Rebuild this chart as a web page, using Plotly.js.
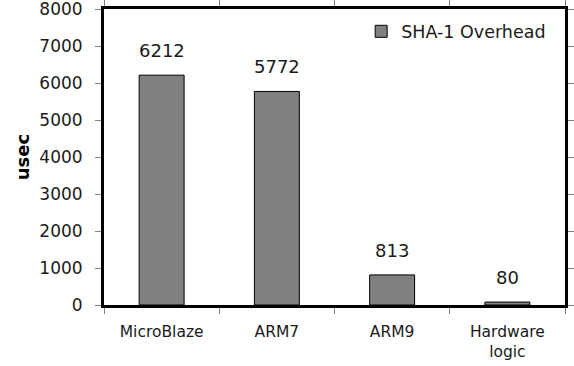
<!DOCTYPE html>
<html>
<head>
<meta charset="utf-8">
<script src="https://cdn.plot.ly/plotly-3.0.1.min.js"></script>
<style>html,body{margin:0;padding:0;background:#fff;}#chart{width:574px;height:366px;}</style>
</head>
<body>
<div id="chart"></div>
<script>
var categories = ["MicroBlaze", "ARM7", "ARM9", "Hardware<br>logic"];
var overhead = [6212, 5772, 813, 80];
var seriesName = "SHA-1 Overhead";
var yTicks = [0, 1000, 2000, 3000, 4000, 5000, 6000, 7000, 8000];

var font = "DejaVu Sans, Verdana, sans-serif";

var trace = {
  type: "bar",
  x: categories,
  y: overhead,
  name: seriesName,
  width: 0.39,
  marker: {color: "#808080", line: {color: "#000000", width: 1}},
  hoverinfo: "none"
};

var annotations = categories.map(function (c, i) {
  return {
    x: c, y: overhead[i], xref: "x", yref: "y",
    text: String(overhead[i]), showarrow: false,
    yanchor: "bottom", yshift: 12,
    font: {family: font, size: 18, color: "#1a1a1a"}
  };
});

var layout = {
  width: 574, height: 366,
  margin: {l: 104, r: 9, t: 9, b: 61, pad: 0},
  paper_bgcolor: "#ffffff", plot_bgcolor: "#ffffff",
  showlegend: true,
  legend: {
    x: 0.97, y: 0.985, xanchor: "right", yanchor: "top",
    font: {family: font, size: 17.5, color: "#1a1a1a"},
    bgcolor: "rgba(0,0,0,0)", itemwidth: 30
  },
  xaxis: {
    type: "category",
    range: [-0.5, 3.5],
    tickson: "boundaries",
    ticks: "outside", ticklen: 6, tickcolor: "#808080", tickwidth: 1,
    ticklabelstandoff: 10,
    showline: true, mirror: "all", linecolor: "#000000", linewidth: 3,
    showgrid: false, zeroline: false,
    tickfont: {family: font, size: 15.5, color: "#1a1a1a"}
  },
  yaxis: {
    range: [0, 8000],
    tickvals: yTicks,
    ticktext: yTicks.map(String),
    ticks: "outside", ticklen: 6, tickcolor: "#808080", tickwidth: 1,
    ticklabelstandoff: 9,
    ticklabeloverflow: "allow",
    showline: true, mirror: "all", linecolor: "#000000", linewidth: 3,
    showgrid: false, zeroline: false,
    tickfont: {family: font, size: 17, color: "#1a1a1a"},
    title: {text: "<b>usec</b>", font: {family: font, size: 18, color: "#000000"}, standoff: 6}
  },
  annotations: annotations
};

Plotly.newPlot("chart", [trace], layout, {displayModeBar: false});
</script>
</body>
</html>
* * * * * * * * *
■ Instruction ■
Copy the whole of the material above exactly, but not its images.

■ Written solution ■
Rebuild this chart as a web page, using Plotly.js.
<!DOCTYPE html>
<html>
<head>
<meta charset="utf-8">
<script src="https://cdn.plot.ly/plotly-3.0.1.min.js"></script>
<style>html,body{margin:0;padding:0;background:#fff;}#chart{width:574px;height:366px;}</style>
</head>
<body>
<div id="chart"></div>
<script>
var categories = ["MicroBlaze", "ARM7", "ARM9", "Hardware<br>logic"];
var overhead = [6212, 5772, 813, 80];
var seriesName = "SHA-1 Overhead";
var yTicks = [0, 1000, 2000, 3000, 4000, 5000, 6000, 7000, 8000];

var font = "DejaVu Sans, Verdana, sans-serif";

var trace = {
  type: "bar",
  x: categories,
  y: overhead,
  name: seriesName,
  width: 0.39,
  marker: {color: "#808080", line: {color: "#000000", width: 1}},
  hoverinfo: "none"
};

var annotations = categories.map(function (c, i) {
  return {
    x: c, y: overhead[i], xref: "x", yref: "y",
    text: String(overhead[i]), showarrow: false,
    yanchor: "bottom", yshift: 12,
    font: {family: font, size: 18, color: "#1a1a1a"}
  };
});

var layout = {
  width: 574, height: 366,
  margin: {l: 104, r: 9, t: 9, b: 61, pad: 0},
  paper_bgcolor: "#ffffff", plot_bgcolor: "#ffffff",
  showlegend: true,
  legend: {
    x: 0.97, y: 0.985, xanchor: "right", yanchor: "top",
    font: {family: font, size: 17.5, color: "#1a1a1a"},
    bgcolor: "rgba(0,0,0,0)", itemwidth: 30
  },
  xaxis: {
    type: "category",
    range: [-0.5, 3.5],
    tickson: "boundaries",
    ticks: "outside", ticklen: 6, tickcolor: "#808080", tickwidth: 1,
    ticklabelstandoff: 10,
    showline: true, mirror: "all", linecolor: "#000000", linewidth: 3,
    showgrid: false, zeroline: false,
    tickfont: {family: font, size: 15.5, color: "#1a1a1a"}
  },
  yaxis: {
    range: [0, 8000],
    tickvals: yTicks,
    ticktext: yTicks.map(String),
    ticks: "outside", ticklen: 6, tickcolor: "#808080", tickwidth: 1,
    ticklabelstandoff: 9,
    ticklabeloverflow: "allow",
    showline: true, mirror: "all", linecolor: "#000000", linewidth: 3,
    showgrid: false, zeroline: false,
    tickfont: {family: font, size: 17, color: "#1a1a1a"},
    title: {text: "<b>usec</b>", font: {family: font, size: 18, color: "#000000"}, standoff: 6}
  },
  annotations: annotations
};

Plotly.newPlot("chart", [trace], layout, {displayModeBar: false});
</script>
</body>
</html>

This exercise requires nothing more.